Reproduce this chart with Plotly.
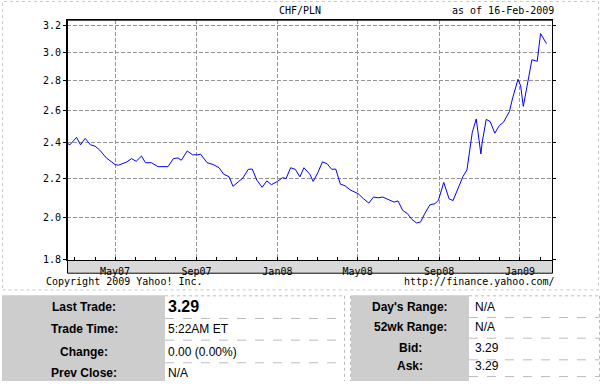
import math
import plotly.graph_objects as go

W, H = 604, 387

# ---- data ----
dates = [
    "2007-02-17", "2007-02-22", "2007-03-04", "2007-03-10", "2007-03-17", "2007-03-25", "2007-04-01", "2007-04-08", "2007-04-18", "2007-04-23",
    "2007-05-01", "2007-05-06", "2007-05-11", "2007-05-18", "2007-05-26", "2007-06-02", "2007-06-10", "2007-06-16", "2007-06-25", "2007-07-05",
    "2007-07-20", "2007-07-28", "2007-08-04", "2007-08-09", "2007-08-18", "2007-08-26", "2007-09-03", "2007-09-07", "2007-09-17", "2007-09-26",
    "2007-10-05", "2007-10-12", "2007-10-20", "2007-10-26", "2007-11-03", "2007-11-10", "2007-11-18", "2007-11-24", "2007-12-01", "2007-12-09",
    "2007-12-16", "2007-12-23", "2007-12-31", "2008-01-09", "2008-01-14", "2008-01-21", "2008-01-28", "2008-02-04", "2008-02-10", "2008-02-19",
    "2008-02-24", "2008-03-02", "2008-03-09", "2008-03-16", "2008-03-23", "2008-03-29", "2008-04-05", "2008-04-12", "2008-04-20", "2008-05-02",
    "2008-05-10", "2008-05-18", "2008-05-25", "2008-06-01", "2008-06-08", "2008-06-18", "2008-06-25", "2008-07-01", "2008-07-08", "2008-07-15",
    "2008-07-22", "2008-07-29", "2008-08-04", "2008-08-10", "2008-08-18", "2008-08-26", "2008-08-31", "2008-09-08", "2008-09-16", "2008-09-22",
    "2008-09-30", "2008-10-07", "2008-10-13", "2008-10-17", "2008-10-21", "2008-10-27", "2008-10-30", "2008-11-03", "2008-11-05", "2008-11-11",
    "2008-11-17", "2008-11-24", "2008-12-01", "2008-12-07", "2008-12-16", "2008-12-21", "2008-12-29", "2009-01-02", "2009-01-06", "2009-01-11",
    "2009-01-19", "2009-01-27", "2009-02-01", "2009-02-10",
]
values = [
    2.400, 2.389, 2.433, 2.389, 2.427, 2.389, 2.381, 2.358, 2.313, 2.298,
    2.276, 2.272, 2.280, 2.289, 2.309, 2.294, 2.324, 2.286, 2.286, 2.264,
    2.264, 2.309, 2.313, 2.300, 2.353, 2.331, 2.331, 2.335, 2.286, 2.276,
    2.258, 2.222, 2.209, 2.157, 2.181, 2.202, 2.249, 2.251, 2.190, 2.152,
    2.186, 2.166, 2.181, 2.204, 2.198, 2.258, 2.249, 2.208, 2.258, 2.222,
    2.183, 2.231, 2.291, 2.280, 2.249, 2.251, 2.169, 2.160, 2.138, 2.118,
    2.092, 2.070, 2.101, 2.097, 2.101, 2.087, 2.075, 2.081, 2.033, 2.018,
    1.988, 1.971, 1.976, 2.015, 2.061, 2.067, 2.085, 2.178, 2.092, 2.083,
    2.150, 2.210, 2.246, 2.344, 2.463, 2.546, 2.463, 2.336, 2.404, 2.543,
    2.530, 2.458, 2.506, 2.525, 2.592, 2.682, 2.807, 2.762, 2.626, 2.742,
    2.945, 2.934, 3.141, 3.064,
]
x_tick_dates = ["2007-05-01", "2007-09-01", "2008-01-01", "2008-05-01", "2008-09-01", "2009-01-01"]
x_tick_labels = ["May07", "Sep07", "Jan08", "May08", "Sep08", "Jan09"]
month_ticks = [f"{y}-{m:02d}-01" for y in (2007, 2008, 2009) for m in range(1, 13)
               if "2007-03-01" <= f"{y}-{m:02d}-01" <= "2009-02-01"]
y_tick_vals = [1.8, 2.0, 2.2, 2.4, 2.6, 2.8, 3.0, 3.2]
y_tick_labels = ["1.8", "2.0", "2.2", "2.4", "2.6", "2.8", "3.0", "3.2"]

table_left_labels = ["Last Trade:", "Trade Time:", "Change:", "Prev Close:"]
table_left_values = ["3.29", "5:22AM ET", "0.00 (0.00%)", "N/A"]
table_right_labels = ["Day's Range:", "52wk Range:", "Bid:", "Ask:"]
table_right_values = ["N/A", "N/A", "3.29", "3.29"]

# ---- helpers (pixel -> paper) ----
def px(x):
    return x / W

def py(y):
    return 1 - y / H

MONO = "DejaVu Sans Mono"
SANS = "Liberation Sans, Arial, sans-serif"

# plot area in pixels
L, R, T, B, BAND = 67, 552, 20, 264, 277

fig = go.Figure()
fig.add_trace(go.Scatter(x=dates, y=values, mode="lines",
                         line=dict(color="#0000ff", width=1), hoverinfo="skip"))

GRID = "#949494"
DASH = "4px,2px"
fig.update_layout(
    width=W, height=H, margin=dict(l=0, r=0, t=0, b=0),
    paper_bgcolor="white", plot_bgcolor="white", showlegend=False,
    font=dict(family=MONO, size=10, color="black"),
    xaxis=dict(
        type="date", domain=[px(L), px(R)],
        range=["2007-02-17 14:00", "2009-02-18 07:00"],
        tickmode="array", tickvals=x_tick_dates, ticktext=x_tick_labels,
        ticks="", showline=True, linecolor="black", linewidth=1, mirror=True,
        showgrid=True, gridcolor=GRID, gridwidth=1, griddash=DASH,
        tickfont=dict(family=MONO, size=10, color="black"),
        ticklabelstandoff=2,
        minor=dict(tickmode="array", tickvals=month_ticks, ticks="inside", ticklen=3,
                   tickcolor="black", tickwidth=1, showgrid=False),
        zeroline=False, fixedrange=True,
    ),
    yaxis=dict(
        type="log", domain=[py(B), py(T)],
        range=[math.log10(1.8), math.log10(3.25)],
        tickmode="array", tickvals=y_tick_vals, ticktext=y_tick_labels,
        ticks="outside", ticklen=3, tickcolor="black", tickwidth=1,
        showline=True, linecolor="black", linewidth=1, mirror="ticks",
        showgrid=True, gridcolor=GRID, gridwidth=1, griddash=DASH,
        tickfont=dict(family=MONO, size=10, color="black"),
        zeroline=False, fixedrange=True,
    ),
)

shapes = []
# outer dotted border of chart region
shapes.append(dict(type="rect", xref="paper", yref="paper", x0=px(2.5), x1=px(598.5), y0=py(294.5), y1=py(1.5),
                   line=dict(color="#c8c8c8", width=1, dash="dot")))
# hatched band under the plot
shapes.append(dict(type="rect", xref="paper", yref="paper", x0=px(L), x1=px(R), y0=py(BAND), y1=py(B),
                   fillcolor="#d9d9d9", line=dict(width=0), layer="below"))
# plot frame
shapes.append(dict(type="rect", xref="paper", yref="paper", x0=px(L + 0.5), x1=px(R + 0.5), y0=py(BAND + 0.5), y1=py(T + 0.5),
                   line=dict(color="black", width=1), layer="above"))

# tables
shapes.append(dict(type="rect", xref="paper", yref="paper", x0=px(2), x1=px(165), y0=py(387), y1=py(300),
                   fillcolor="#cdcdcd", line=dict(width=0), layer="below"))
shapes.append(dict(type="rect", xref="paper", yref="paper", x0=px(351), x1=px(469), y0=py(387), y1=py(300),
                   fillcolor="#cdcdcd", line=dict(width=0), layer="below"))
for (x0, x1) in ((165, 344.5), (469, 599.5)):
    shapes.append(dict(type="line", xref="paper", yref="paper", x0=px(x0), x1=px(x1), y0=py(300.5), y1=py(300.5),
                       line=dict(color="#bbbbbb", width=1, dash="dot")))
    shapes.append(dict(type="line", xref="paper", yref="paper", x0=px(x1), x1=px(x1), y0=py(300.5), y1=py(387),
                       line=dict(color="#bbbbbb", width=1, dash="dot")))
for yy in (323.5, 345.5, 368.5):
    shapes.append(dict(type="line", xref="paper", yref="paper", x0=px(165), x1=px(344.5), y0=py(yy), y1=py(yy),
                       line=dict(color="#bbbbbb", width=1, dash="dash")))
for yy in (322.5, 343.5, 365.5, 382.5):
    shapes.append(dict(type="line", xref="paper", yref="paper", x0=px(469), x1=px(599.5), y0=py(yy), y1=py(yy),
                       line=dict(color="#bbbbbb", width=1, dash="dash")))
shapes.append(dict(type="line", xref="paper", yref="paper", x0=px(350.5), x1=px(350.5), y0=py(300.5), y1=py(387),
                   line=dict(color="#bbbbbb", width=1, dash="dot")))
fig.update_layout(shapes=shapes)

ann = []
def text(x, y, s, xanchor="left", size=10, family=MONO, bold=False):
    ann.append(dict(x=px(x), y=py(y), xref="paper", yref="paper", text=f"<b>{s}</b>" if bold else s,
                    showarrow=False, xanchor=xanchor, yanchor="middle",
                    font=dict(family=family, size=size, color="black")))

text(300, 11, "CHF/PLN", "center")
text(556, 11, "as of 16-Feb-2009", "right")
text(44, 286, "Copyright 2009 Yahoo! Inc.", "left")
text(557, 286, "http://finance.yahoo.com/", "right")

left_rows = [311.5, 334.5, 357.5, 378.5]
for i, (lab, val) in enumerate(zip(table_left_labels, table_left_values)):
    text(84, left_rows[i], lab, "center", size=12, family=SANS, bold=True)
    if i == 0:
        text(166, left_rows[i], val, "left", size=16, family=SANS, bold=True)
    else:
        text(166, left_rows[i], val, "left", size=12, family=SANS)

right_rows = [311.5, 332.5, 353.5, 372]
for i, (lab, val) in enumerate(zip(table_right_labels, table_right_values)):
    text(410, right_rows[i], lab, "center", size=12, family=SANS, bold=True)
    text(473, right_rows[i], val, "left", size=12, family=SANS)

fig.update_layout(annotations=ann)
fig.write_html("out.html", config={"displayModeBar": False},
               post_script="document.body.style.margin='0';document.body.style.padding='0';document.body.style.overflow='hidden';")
-*-*-
Your task is to reproduce exactly the lines from the start of the data above through the line containing "W, H = 604, 387", leaving every picture out.

Reproduce this chart with Plotly.
import math
import plotly.graph_objects as go

W, H = 604, 387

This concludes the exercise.